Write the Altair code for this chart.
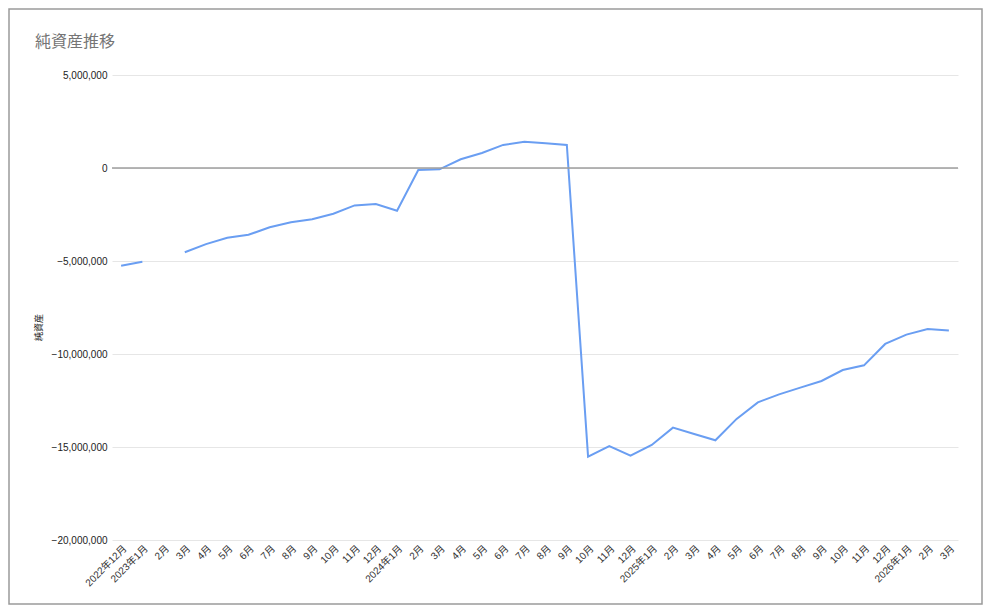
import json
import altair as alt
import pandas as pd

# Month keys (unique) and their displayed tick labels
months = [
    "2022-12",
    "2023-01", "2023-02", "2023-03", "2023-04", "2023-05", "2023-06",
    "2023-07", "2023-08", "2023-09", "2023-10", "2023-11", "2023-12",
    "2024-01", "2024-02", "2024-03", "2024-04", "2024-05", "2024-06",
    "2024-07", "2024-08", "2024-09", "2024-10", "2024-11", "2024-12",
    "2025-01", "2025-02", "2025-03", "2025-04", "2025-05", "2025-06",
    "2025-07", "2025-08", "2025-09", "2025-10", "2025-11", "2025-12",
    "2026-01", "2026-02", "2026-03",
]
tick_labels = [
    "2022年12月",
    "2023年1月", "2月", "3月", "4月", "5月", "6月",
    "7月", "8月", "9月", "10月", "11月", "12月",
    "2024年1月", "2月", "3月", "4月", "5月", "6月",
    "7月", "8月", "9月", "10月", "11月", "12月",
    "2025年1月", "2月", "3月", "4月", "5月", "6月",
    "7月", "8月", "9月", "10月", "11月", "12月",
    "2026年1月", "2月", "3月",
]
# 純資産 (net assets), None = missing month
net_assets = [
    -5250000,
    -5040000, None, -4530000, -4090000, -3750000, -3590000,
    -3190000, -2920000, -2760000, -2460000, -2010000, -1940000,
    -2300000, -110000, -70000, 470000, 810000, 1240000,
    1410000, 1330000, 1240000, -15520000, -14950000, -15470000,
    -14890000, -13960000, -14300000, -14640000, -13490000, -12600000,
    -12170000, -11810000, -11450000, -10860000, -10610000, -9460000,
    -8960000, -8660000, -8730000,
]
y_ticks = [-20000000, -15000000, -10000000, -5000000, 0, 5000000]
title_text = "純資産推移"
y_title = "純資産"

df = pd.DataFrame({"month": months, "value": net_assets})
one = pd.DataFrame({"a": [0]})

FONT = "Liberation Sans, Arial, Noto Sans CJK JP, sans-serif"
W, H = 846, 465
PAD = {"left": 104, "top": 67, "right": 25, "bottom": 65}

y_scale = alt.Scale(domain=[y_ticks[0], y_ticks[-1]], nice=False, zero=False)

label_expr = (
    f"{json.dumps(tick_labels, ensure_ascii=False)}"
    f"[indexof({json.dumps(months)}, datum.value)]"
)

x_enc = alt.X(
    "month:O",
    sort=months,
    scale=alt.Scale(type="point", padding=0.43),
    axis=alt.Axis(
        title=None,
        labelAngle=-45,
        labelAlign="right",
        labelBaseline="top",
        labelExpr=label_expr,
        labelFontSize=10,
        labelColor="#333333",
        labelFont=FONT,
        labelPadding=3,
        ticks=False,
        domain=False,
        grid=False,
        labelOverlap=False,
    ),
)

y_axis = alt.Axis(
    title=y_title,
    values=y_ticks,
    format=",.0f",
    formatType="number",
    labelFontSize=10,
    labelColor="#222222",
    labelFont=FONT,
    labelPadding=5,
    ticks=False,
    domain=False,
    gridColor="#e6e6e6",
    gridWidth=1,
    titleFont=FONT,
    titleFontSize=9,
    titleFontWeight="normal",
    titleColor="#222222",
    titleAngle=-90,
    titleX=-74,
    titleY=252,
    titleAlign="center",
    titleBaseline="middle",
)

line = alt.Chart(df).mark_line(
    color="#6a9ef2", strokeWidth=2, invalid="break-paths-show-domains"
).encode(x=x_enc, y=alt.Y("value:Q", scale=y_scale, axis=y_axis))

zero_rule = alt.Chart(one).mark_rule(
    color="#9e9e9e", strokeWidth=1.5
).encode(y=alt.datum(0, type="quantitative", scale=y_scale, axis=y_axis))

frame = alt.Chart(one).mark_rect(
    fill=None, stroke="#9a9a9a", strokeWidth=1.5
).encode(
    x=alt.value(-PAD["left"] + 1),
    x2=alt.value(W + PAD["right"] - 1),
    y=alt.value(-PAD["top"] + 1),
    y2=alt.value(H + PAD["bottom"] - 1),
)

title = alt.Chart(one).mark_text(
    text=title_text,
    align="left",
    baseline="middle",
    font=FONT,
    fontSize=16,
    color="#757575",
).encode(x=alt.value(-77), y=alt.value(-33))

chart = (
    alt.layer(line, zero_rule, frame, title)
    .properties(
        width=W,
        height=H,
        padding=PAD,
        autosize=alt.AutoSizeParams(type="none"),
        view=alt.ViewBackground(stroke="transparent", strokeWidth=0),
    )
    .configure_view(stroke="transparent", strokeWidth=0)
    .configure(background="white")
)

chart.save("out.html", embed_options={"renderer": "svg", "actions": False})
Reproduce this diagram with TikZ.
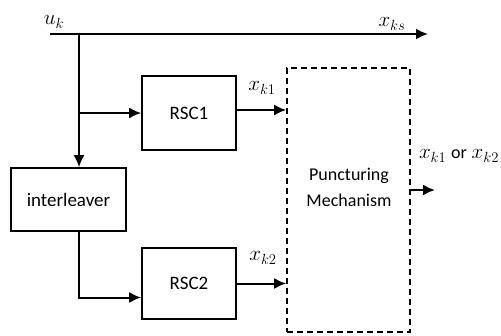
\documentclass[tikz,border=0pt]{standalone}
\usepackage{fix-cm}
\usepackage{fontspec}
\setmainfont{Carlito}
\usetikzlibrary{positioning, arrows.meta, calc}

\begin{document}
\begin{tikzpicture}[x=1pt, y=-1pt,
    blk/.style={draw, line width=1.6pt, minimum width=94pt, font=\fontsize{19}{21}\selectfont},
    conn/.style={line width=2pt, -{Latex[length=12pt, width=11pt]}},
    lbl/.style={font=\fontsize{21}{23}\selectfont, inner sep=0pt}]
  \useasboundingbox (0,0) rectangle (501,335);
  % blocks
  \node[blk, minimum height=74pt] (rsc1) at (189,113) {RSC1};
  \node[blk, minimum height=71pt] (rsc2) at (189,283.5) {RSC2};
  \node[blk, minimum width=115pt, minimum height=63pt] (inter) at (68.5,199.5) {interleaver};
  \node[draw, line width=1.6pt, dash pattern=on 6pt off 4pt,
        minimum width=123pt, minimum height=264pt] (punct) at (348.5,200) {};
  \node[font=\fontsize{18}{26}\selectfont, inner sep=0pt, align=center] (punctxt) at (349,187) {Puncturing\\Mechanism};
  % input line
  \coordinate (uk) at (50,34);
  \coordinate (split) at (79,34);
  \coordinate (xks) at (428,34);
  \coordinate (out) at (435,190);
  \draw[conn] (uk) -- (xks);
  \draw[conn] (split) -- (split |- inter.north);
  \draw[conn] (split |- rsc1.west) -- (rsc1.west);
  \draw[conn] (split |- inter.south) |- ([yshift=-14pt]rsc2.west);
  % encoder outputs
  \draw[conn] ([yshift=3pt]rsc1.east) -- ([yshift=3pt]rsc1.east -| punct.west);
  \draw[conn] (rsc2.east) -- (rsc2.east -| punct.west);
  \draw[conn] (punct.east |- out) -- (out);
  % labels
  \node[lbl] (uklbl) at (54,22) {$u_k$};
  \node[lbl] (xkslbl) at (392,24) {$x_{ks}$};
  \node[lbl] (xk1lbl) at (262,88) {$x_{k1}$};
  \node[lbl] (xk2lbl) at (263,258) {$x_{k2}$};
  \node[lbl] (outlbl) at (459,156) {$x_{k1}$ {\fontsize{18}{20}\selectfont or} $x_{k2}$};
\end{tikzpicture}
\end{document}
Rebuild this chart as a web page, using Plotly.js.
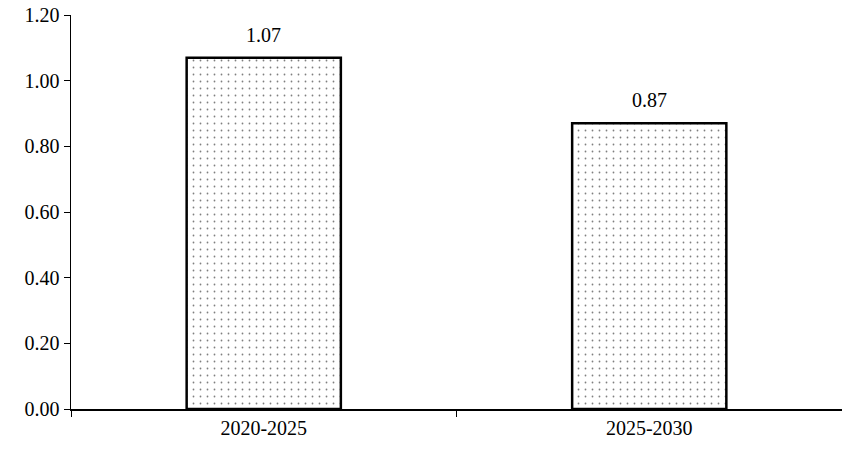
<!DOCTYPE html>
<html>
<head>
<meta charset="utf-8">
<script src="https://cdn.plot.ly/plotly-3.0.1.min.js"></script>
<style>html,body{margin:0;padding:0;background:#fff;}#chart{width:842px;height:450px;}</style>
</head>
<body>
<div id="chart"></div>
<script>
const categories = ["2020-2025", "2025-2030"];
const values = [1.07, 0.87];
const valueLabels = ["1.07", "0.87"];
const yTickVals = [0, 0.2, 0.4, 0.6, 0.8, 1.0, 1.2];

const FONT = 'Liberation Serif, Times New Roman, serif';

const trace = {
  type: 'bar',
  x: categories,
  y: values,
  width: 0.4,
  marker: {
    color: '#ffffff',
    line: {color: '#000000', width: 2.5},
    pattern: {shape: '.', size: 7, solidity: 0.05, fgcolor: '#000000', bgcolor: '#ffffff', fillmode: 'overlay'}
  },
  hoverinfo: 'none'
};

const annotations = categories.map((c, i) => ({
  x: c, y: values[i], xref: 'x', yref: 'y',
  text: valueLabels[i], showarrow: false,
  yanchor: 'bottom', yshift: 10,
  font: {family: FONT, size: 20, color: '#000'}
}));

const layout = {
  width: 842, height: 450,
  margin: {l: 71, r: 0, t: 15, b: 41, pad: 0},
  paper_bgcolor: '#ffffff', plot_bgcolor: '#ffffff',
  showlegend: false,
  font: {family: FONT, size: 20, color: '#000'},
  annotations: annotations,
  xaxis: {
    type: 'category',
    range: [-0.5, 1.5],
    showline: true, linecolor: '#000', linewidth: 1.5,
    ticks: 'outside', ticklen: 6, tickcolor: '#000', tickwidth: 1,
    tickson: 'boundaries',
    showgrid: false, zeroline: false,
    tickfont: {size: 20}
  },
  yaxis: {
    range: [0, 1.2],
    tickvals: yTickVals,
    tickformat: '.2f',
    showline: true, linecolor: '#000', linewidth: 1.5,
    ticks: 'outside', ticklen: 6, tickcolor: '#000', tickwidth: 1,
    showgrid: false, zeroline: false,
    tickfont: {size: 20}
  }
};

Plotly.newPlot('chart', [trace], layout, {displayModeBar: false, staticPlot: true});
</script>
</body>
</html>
___
To do: Reproduce the material above exactly, first line through the line that contains "import pandas as pd", minus the pictures.

Result for this task:
Write the Altair code for this chart.
import json
import altair as alt
import pandas as pd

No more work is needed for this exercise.